New Housemark research reveals £880m efficiency opportunity for social housing

Social housing providers could unlock £880 million in financial headroom by improving efficiency and maximising value from within their businesses, according to new research by Housemark.
The findings, released at the National Housing Federation Finance Conference 2025, highlight significant cost-saving opportunities that could support more repairs, new homes, and better tenant services at a time of increasing financial pressure.
Housemark’s analysis shows that if all social landlords operated at top-quartile efficiency levels based on an analysis of C1 graded high performing organisations, the sector could reinvest an estimated £880m back into stock improvements and new developments. This would be enough to fund 4.4m additional responsive repairs, 20,000 customer engagement specialists to improve tenant services, or 4,500 new homes to help tackle the housing shortage.
Housemark’s cost benchmarking, comparative analysis highlights large variations in cost per unit across the sector, showing that some landlords are successfully delivering high satisfaction at lower cost. The highest-cost landlords are spending significantly more per unit than their lower-cost peers, without a corresponding increase in service quality.
Stock location and type remain key drivers of costs, but Housemark’s data suggests that operational efficiency plays an even bigger role in financial performance. The best-performing landlords have streamlined operations and optimised resource allocation, demonstrating that it is possible to balance cost control with excellent service delivery.
Landlords with higher employee satisfaction not only see 18% lower costs, but also report 6% higher positive tenant perception and 91% higher operating margins, reinforcing the impact of workforce engagement on financial health.
Despite economic challenges, social housing remains attractive to investors, with £2.6bn in new finance arranged in Q3 2024/25. Bank lending continues to dominate, accounting for 65 percent of new facilities, highlighting the need to balance private investment with public funding.
Compared to banking, commodities, and defence, social housing is a low-risk, low-reward sector, but with strong environmental, social, and governance (ESG) credentials, there is an opportunity to reframe the investment narrative and position social housing as an efficient, well-managed sector that can offer long-term, stable returns.
Housemark’s financial modelling warns that, without action, rising costs will continue to outstrip rental income growth. The report highlights four key priorities for landlords in the coming years:
- Smarter service delivery models that balance cost, compliance, and customer satisfaction
- Better use of technology to drive efficiencies while maintaining high service standards
- More transparency in performance reporting to ensure landlords are accountable to tenants
- Embedding a culture of data driven efficiency where maximising value is central to every business decision
Jonathan Cox, chief data officer at Housemark, said: “Social landlords are facing increasing financial pressures, but our research shows there are real opportunities to create financial headroom without compromising on service. By focusing on value for money, channelling investment, and driving operational efficiencies, the sector can reinvest significant funds to meet housing need and regulatory requirements.

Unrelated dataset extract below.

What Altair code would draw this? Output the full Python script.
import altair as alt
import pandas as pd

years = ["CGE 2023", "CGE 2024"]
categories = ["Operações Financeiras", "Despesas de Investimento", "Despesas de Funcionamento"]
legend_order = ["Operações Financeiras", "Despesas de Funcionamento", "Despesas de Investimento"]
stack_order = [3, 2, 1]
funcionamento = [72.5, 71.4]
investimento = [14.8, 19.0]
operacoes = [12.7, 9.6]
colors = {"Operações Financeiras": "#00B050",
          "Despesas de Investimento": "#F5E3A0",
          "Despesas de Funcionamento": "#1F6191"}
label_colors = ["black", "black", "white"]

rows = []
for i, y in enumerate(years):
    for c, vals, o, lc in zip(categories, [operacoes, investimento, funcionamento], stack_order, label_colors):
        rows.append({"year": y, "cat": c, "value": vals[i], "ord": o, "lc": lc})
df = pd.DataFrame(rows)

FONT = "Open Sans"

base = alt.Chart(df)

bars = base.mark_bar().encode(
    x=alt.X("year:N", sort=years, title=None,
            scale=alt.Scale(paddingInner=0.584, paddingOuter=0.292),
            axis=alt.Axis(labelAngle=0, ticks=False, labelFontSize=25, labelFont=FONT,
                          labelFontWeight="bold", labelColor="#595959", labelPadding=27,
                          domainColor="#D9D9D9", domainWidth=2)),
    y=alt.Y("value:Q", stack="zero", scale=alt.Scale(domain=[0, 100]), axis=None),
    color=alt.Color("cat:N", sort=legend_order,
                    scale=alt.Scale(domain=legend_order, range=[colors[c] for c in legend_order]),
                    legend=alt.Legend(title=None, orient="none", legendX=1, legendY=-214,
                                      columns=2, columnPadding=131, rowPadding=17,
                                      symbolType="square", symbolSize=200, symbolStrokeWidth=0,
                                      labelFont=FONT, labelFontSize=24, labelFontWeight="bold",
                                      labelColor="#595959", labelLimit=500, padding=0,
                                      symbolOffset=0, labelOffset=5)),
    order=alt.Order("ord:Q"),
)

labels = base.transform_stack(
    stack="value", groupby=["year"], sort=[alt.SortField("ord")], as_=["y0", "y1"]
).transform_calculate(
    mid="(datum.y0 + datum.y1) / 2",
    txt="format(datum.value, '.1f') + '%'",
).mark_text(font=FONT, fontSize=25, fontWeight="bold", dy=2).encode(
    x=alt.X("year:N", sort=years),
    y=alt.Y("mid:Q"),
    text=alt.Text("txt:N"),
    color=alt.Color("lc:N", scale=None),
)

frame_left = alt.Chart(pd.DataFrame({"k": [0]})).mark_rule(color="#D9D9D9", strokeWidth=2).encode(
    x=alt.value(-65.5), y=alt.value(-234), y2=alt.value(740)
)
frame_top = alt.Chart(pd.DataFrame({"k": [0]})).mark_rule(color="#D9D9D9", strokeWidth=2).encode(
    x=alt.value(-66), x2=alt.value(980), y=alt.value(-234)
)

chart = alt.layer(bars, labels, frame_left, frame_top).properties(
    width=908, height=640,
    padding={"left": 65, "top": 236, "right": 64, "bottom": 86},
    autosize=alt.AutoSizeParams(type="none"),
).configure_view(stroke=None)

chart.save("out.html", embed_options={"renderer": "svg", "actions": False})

“Now is the time for social landlords to unlock further capacity and improve financial performance, despite economic headwinds. By focusing on efficiency, service quality, and investment-readiness, the sector can build resilience and deliver better outcomes for tenants and communities.”

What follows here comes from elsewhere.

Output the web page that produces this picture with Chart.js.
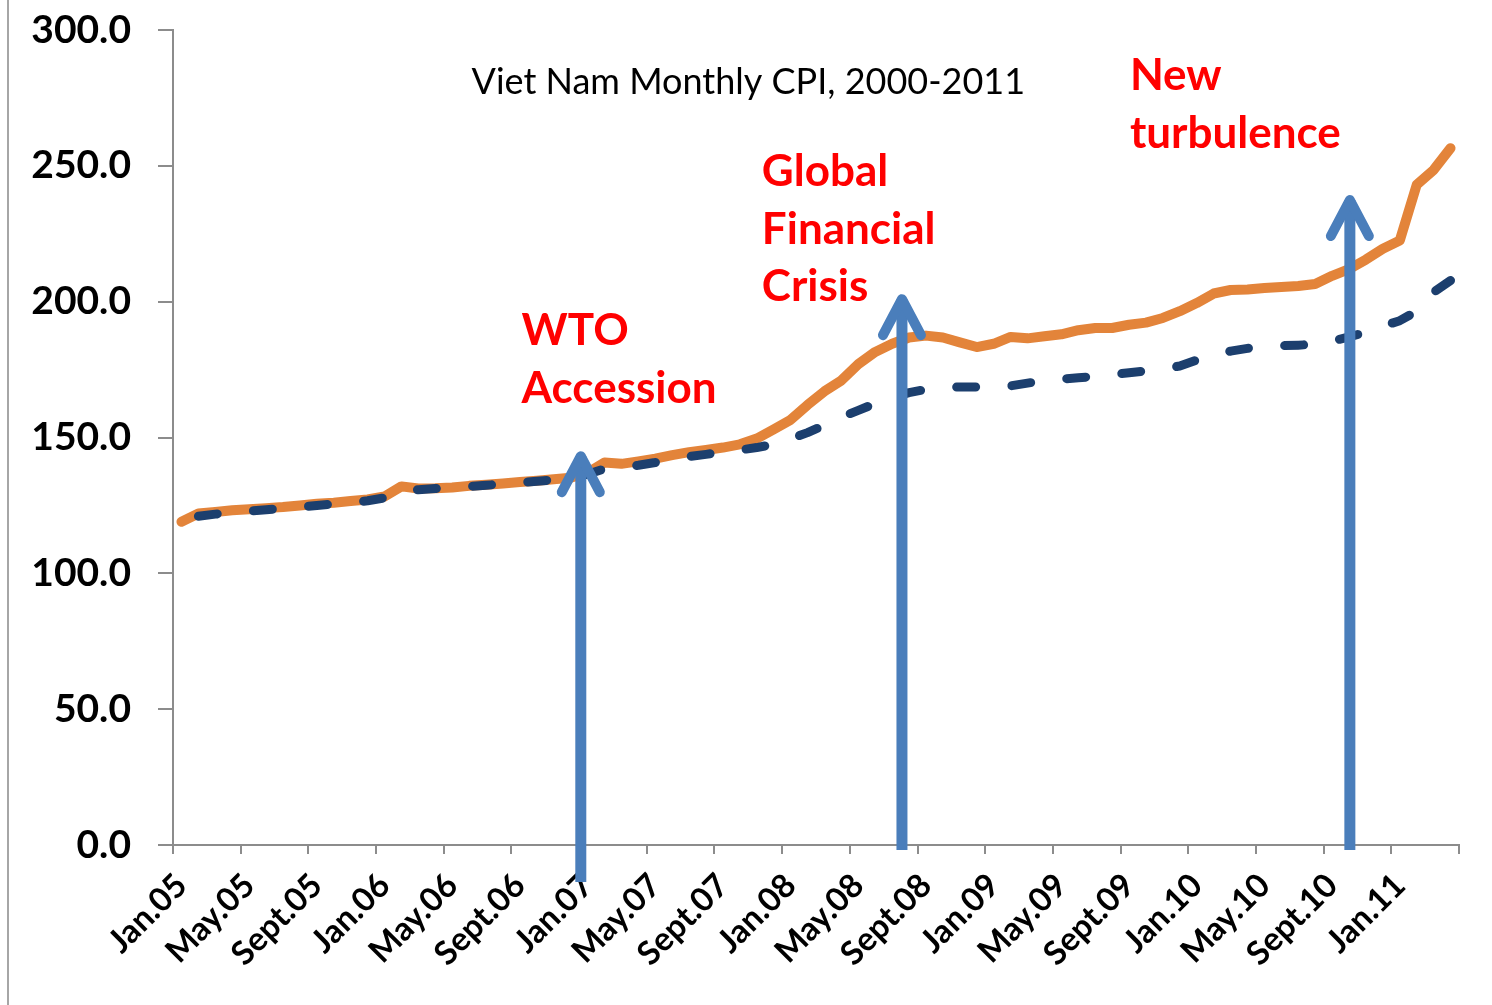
<!DOCTYPE html>
<html>
<head>
<meta charset="utf-8">
<title>Viet Nam Monthly CPI</title>
<script src="https://cdn.jsdelivr.net/npm/chart.js@4.4.0/dist/chart.umd.min.js"></script>
<style>
  html, body { margin: 0; padding: 0; background: #fff; }
  #wrap { width: 1492px; height: 1005px; position: relative; }
</style>
</head>
<body>
<div id="wrap"><canvas id="cpiChart" width="1492" height="1005"></canvas></div>
<script>
// Meses (Jan.05 - Apr.11)
const monthNames = ['Jan', 'Feb', 'Mar', 'Apr', 'May', 'June', 'July', 'Aug', 'Sept', 'Oct', 'Nov', 'Dec'];
const yearSuffixes = ['05', '06', '07', '08', '09', '10', '11'];
const months = [];
yearSuffixes.forEach(yy => monthNames.forEach(m => months.push(m + '.' + yy)));
months.length = 76;

// CPI mensual (línea naranja)
const cpiActual = [
  119.0, 122.0, 122.6, 123.2, 123.6, 124.0, 124.4, 125.0, 125.6, 126.0, 126.6, 127.2,
  128.3, 132.0, 131.2, 131.3, 131.6, 132.2, 132.6, 133.1, 133.6, 134.1, 134.6, 135.2,
  137.0, 140.8, 140.3, 141.2, 142.2, 143.5, 144.6, 145.4, 146.3, 147.5, 149.6, 153.0,
  156.5, 162.0, 167.0, 171.0, 177.0, 181.5, 184.5, 186.8, 187.5, 186.8, 185.0, 183.3,
  184.5, 187.0, 186.5, 187.3, 188.0, 189.5, 190.3, 190.3, 191.5, 192.3, 194.0, 196.5,
  199.5, 203.0, 204.3, 204.5, 205.0, 205.4, 205.8, 206.5, 209.5, 212.0, 215.5, 219.5,
  222.5, 243.0, 248.5, 256.5
];

// Serie punteada (línea azul)
const cpiTrend = [
  null, 121.0, 121.8, 122.4, 122.9, 123.4, 123.9, 124.4, 125.0, 125.5, 126.0, 126.7,
  127.8, 130.0, 130.8, 131.2, 131.5, 132.0, 132.4, 132.9, 133.4, 133.9, 134.4, 135.0,
  136.5, 138.5, 139.0, 139.8, 140.8, 142.0, 143.0, 143.8, 144.6, 145.4, 146.3, 147.5,
  149.5, 151.8, 154.5, 157.5, 160.0, 162.5, 164.8, 166.5, 167.7, 168.5, 168.6, 168.6,
  168.7, 169.0, 170.0, 171.0, 171.5, 172.0, 172.5, 173.2, 173.8, 174.5, 175.3, 176.3,
  178.5, 180.0, 181.8, 182.8, 183.5, 183.8, 184.0, 184.3, 185.5, 187.0, 188.8, 191.0,
  193.0, 196.5, 203.5, 207.8
];

// Anotaciones (posición en índice de mes y valor del eje Y)
const noteTexts = [['WTO', 'Accession'], ['Global', 'Financial', 'Crisis'], ['New', 'turbulence']];
const noteMonths = [20.1, 34.3, 56.05];
const noteValues = [189.2, 247.7, 283.0];

// Flechas: mes, valor inicial, valor de la punta
const arrowMonths = [23.6, 42.58, 69.05];
const arrowFrom = [-13.6, -1.8, -1.8];
const arrowTo = [144.6, 202.4, 238.9];

const chartTitle = 'Viet Nam Monthly CPI, 2000-2011';
const titleMonth = 33.5;
const titleValue = 280.8;

const FONT = 'Lato, "Open Sans", sans-serif';

// Plugin para título, textos rojos y flechas
const notesPlugin = {
  id: 'cpiNotes',
  afterDatasetsDraw(chart) {
    const { ctx, scales: { x, y } } = chart;
    ctx.save();

    // borde gris de la diapositiva
    ctx.strokeStyle = '#a6a6a6';
    ctx.lineWidth = 2;
    ctx.beginPath();
    ctx.moveTo(8, 0);
    ctx.lineTo(8, chart.height);
    ctx.stroke();

    // título
    ctx.fillStyle = '#000';
    ctx.font = '36px ' + FONT;
    ctx.textAlign = 'center';
    ctx.textBaseline = 'middle';
    ctx.fillText(chartTitle, x.getPixelForValue(titleMonth), y.getPixelForValue(titleValue));

    // flechas
    ctx.strokeStyle = '#4a7ebb';
    ctx.lineJoin = 'round';
    arrowMonths.forEach((m, i) => {
      const px = x.getPixelForValue(m);
      const y0 = y.getPixelForValue(arrowFrom[i]);
      const y1 = y.getPixelForValue(arrowTo[i]);
      ctx.lineWidth = 11;
      ctx.lineCap = 'butt';
      ctx.beginPath();
      ctx.moveTo(px, y0);
      ctx.lineTo(px, y1 + 4);
      ctx.stroke();
      ctx.lineCap = 'round';
      ctx.lineWidth = 10;
      ctx.beginPath();
      ctx.moveTo(px - 19, y1 + 40);
      ctx.lineTo(px, y1 + 4);
      ctx.lineTo(px + 19, y1 + 40);
      ctx.stroke();
    });

    // textos rojos
    ctx.fillStyle = '#ff0000';
    ctx.font = 'bold 44px ' + FONT;
    ctx.textAlign = 'left';
    noteTexts.forEach((lines, i) => {
      const px = x.getPixelForValue(noteMonths[i]);
      const py = y.getPixelForValue(noteValues[i]);
      lines.forEach((t, j) => ctx.fillText(t, px, py + j * 57.5));
    });

    ctx.restore();
  }
};

const cpiChart = new Chart(document.getElementById('cpiChart').getContext('2d'), {
  type: 'line',
  data: {
    labels: months,
    datasets: [{
      label: 'Trend',
      data: cpiTrend,
      borderColor: '#1c3f6e',
      borderWidth: 9,
      borderDash: [19, 36.3],
      borderCapStyle: 'round',
      borderJoinStyle: 'round',
      pointRadius: 0,
      tension: 0,
      order: 0
    }, {
      label: 'CPI',
      data: cpiActual,
      borderColor: '#e3843a',
      borderWidth: 10,
      borderCapStyle: 'round',
      borderJoinStyle: 'round',
      pointRadius: 0,
      tension: 0,
      order: 1
    }]
  },
  options: {
    responsive: false,
    animation: false,
    devicePixelRatio: 1,
    layout: { padding: { top: 30, right: 33, left: 0, bottom: 0 } },
    plugins: {
      legend: { display: false },
      tooltip: { enabled: false }
    },
    scales: {
      x: {
        type: 'category',
        offset: true,
        grid: {
          offset: true,
          drawOnChartArea: false,
          tickLength: 9,
          lineWidth: 2,
          color: ctx => (ctx.index === undefined || ctx.index % 4 === 0) ? '#8c8c8c' : 'rgba(0,0,0,0)'
        },
        border: { color: '#8c8c8c', width: 2 },
        ticks: {
          autoSkip: false,
          minRotation: 45,
          maxRotation: 45,
          padding: 12,
          color: '#000',
          font: { family: FONT, size: 33, weight: 'bold' },
          callback: function(value, index) {
            return index % 4 === 0 ? this.getLabelForValue(value) : '';
          }
        },
        afterFit(scale) { scale.height = 160; }
      },
      y: {
        min: 0,
        max: 300,
        grid: {
          drawOnChartArea: false,
          tickLength: 15,
          lineWidth: 2,
          color: '#8c8c8c'
        },
        border: { color: '#8c8c8c', width: 2 },
        ticks: {
          stepSize: 50,
          padding: 27,
          color: '#000',
          font: { family: FONT, size: 39, weight: 'bold' },
          callback: value => value.toFixed(1)
        },
        afterFit(scale) {
          scale.width = 173;
          scale.paddingTop = 0;
          scale.paddingBottom = 0;
        }
      }
    }
  },
  plugins: [notesPlugin]
});
</script>
</body>
</html>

Key findings from Housemark’s report:
- In 2024, the sector invested £11.4bn in new supply and £3bn in repairs and maintenance over the next 12 months, reflecting a balancing act between new development and maintaining existing homes.
- Greater numbers of social landlords now operate in-house repairs teams, set against a backdrop of greater agility to deal with volume peaks and troughs.
Housemark’s analysis suggests that if all landlords operated as effectively as those with top consumer gradings, an additional 83,000 tenants could be satisfied with their - landlord’s service.
- Operating costs per unit rose by an average of £500 in 2024, with further, though smaller, increases forecasted in 2025.
- Leadership engagement in voids management directly correlates with better satisfaction, reinforcing the need for strong internal cultures to drive performance improvements.